En ce moment Paris offrait le spectacle le plus extraordinaire. Dépourvu de subsistances et à la veille d'être épuisé par la famine, un autre fléau, celui de la guerre, semblait encore le menacer : on y vivait dans les alarmes. Mais d'un autre côté, l'élan donné aux esprits par l'assemblée, le feu sacré de la liberté qui s'allumait dans tous les cœurs, la haine de la tyrannie et des classes privilégiées, donnaient à cette population une attitude imposante et redoutable. Ce n'était pas une populace ignorante, tumultueuse, qui s'agitait; c'était tout ce que cette ville renfermait d'hommes éclairés et braves, de tous les états et de toutes les conditions, qui se réunissaient dans le danger commun. Les femmes même encourageaient les citoyens à la défense de leurs droits et de leurs foyers. Jamais ce sexe n'avait montré tant d'audace que dans ces moments de crise.

et

Heureusement Paris n'était plus comme autrefois une ville peuplée d'individus isolés, dépourvus de moyens de communication entre eux, ne sachant où se rallier la division en soixante districts avait donné à chacune de ces fractions de la grande cité des chefs naturels dans les électeurs, et ces électeurs réunis formaient un corps considérable représentant la commune. Depuis les élections ce corps s'était regardé comme les véritables commettants des députés, et il n'avait cessé de correspondre avec l'assemblée générale. Déjà une députation d'entre eux s'était rendue à Versailles pour y féliciter l'assemblée sur la conduite sage, ferme et patriotique qu'elle avait tenue, et pour lui porter l'adhésion des électeurs aux arrêtés pris par elle. Cette correspondance, ces encouragements étaient le chaînon qui unissait la population de Paris à l'assemblée de Versailles. Siégeant tantôt au Musée, d'où ils furent chassés, tantôt dans le premier local qui se présentait, les électeurs de Paris, dont le courage grandissait avec le danger, avaient enfin obtenu pour eux l'ouverture de l'Hôtel-de-Ville, où ils s'étaient constitués au péril de leur vie. De ce moment l'autorité était passée dans leurs mains, et les citoyens leur obéissaient avec confiance.

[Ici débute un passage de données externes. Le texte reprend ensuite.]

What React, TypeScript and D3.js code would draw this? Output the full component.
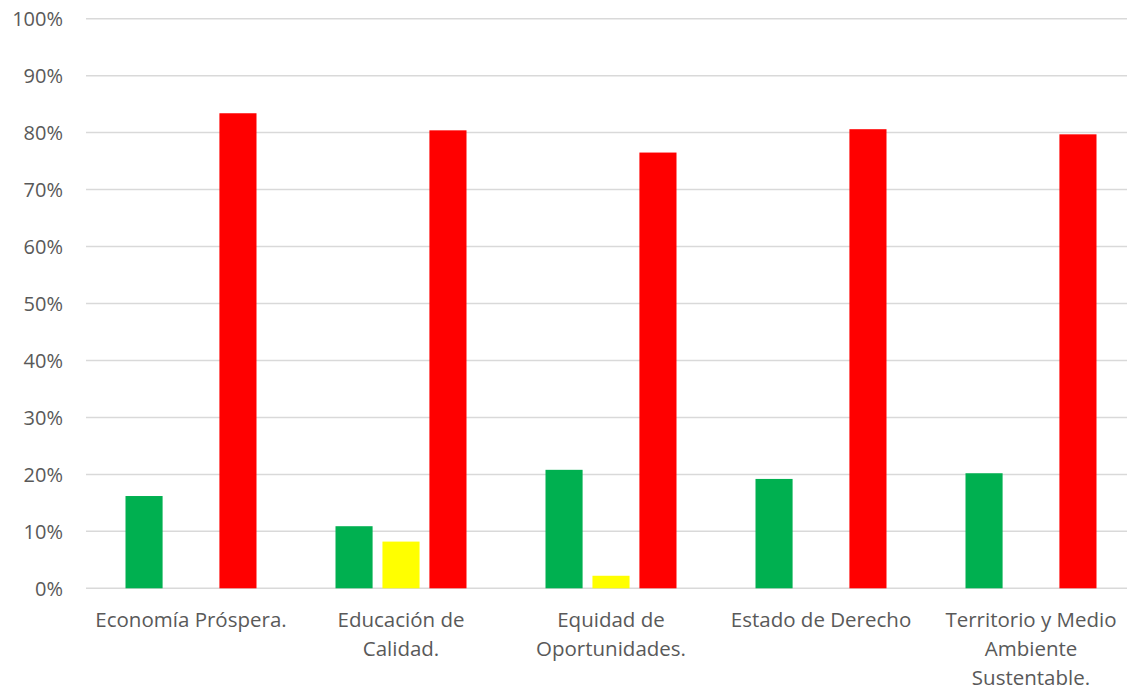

Une autre réunion de patriotes avait aussi lieu tous les jours au Palais-Royal : quoique sans mission, elle n'en exerçait pas moins une grande influence sur les habitants de Paris, et s'était même cru en droit d'envoyer une députation à l'assemblée nationale pour la prier d'agréer le juste tribut de l'admiration des citoyens de Paris pour tous ses actes patriotiques. La députation avait été admise, et les sentiments qu'elle exprimait dans l'adresse avaient été agréés.